Victor Frank De Ritter

Second Lieutenant
Somerset Light Infantry
Date of death 
9 August 1916
Age of death 
Cemetery / Memorial 

Born on 16th June 1897 at Poplar, son of Walter Henry (Marine Mechanical Engineer) and Ada Lydia De Ritter. 1901: With his family at 7 Oriental Street, Limehouse, Poplar. 1911: A pupil at Cranleigh School, Cranleigh in Surrey. His will shows the address of 62 East India Dock Road, Poplar, though his mother was living at 5 Wavertree Road, South Woodford by 1918.

He arrived in France on 21st May 1916. The Battalion was among the initial attacking units at 07.30 on 1st July 1916; The Battle of the Somme. No ground was gained, and by the evening the Battalion was rendered ineffective apart from a few men. 26 Officers and 478 men were killed wounded or missing. Victor De Ritter was among that small portion of the Battalion not committed to the assault, and he was sent back to the reinforcement camp at Bertrancourt. This small team was the core around which the Battalion would be reconstructed in the event of heavy casualties.

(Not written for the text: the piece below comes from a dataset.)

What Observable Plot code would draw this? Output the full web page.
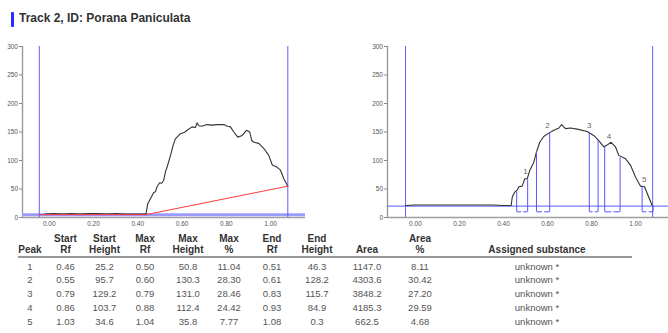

At 22.30 on 8th August 1916 the rebuilt Battalion was preparing to hand their positions to the Rifle Brigade, and march to the rear in a planned rotation. As they were doing so the trenches were attacked with a mixture of Chlorine and Phosgene gas - the first time the latter with its delayed action had been used. The noise of the men moving en mass had masked and sound of hissing from the gas canisters, so it was only detected when it entered the trenches. There followed a bombardment of the Somerset’s positions, but most casualties were caused by the gas, some many hours later due to the presence of Phosgene in their clothing.

It is believed that Victor De Ritter died from the effects of gas poisoning rather than wounds caused by the artillery bombardment.